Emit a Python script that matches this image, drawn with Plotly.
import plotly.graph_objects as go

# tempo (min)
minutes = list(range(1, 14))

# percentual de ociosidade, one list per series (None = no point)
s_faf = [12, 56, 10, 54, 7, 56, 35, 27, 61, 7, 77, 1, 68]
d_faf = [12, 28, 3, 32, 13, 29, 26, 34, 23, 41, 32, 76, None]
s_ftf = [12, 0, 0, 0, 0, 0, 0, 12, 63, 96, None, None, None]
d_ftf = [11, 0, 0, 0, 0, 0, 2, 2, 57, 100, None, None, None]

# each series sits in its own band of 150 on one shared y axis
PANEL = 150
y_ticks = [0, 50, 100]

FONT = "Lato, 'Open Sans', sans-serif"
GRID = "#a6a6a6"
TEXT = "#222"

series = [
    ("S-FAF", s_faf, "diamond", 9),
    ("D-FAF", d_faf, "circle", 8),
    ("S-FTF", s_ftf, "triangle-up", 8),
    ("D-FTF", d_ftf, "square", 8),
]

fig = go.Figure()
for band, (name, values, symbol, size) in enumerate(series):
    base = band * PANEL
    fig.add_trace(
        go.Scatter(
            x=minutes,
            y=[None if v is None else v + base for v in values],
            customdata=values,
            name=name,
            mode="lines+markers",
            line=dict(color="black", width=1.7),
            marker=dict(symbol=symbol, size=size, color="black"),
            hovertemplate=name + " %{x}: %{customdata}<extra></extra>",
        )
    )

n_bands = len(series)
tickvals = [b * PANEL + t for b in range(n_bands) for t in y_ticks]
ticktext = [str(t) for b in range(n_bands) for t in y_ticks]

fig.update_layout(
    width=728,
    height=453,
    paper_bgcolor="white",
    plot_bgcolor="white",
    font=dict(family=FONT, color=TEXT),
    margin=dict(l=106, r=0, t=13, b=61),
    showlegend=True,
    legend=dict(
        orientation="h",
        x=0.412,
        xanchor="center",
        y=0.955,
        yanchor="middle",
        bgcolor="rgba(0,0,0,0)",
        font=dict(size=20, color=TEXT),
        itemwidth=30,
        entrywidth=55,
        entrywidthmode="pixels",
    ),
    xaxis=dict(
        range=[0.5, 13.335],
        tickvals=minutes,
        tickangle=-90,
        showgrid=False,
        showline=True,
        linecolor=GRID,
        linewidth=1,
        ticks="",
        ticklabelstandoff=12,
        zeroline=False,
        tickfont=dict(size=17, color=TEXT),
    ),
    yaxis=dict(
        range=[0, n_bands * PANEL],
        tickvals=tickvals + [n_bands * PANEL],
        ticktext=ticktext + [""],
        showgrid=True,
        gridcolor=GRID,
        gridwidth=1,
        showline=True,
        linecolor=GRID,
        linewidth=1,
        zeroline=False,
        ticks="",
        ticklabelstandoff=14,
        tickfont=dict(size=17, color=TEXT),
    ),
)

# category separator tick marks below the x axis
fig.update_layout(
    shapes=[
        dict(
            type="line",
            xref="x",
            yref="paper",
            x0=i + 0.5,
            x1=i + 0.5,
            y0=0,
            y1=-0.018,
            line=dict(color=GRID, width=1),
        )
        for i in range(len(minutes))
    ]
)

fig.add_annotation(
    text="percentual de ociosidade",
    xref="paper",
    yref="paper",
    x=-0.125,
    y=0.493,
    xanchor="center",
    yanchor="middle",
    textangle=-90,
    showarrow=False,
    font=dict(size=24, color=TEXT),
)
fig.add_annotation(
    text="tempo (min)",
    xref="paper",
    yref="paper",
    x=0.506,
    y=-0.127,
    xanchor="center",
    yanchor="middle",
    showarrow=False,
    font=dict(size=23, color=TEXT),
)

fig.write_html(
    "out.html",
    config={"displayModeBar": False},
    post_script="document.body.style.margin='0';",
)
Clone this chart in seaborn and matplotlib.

* [TASK STATEMENT]
Everything in the listing above should be restated exactly.

* [ANSWER TO THIS EXERCISE]
Emit a Python script that matches this image, drawn with Plotly.
import plotly.graph_objects as go

# tempo (min)
minutes = list(range(1, 14))

# percentual de ociosidade, one list per series (None = no point)
s_faf = [12, 56, 10, 54, 7, 56, 35, 27, 61, 7, 77, 1, 68]
d_faf = [12, 28, 3, 32, 13, 29, 26, 34, 23, 41, 32, 76, None]
s_ftf = [12, 0, 0, 0, 0, 0, 0, 12, 63, 96, None, None, None]
d_ftf = [11, 0, 0, 0, 0, 0, 2, 2, 57, 100, None, None, None]

# each series sits in its own band of 150 on one shared y axis
PANEL = 150
y_ticks = [0, 50, 100]

FONT = "Lato, 'Open Sans', sans-serif"
GRID = "#a6a6a6"
TEXT = "#222"

series = [
    ("S-FAF", s_faf, "diamond", 9),
    ("D-FAF", d_faf, "circle", 8),
    ("S-FTF", s_ftf, "triangle-up", 8),
    ("D-FTF", d_ftf, "square", 8),
]

fig = go.Figure()
for band, (name, values, symbol, size) in enumerate(series):
    base = band * PANEL
    fig.add_trace(
        go.Scatter(
            x=minutes,
            y=[None if v is None else v + base for v in values],
            customdata=values,
            name=name,
            mode="lines+markers",
            line=dict(color="black", width=1.7),
            marker=dict(symbol=symbol, size=size, color="black"),
            hovertemplate=name + " %{x}: %{customdata}<extra></extra>",
        )
    )

n_bands = len(series)
tickvals = [b * PANEL + t for b in range(n_bands) for t in y_ticks]
ticktext = [str(t) for b in range(n_bands) for t in y_ticks]

fig.update_layout(
    width=728,
    height=453,
    paper_bgcolor="white",
    plot_bgcolor="white",
    font=dict(family=FONT, color=TEXT),
    margin=dict(l=106, r=0, t=13, b=61),
    showlegend=True,
    legend=dict(
        orientation="h",
        x=0.412,
        xanchor="center",
        y=0.955,
        yanchor="middle",
        bgcolor="rgba(0,0,0,0)",
        font=dict(size=20, color=TEXT),
        itemwidth=30,
        entrywidth=55,
        entrywidthmode="pixels",
    ),
    xaxis=dict(
        range=[0.5, 13.335],
        tickvals=minutes,
        tickangle=-90,
        showgrid=False,
        showline=True,
        linecolor=GRID,
        linewidth=1,
        ticks="",
        ticklabelstandoff=12,
        zeroline=False,
        tickfont=dict(size=17, color=TEXT),
    ),
    yaxis=dict(
        range=[0, n_bands * PANEL],
        tickvals=tickvals + [n_bands * PANEL],
        ticktext=ticktext + [""],
        showgrid=True,
        gridcolor=GRID,
        gridwidth=1,
        showline=True,
        linecolor=GRID,
        linewidth=1,
        zeroline=False,
        ticks="",
        ticklabelstandoff=14,
        tickfont=dict(size=17, color=TEXT),
    ),
)

# category separator tick marks below the x axis
fig.update_layout(
    shapes=[
        dict(
            type="line",
            xref="x",
            yref="paper",
            x0=i + 0.5,
            x1=i + 0.5,
            y0=0,
            y1=-0.018,
            line=dict(color=GRID, width=1),
        )
        for i in range(len(minutes))
    ]
)

fig.add_annotation(
    text="percentual de ociosidade",
    xref="paper",
    yref="paper",
    x=-0.125,
    y=0.493,
    xanchor="center",
    yanchor="middle",
    textangle=-90,
    showarrow=False,
    font=dict(size=24, color=TEXT),
)
fig.add_annotation(
    text="tempo (min)",
    xref="paper",
    yref="paper",
    x=0.506,
    y=-0.127,
    xanchor="center",
    yanchor="middle",
    showarrow=False,
    font=dict(size=23, color=TEXT),
)

fig.write_html(
    "out.html",
    config={"displayModeBar": False},
    post_script="document.body.style.margin='0';",
)
Clone this chart in seaborn and matplotlib.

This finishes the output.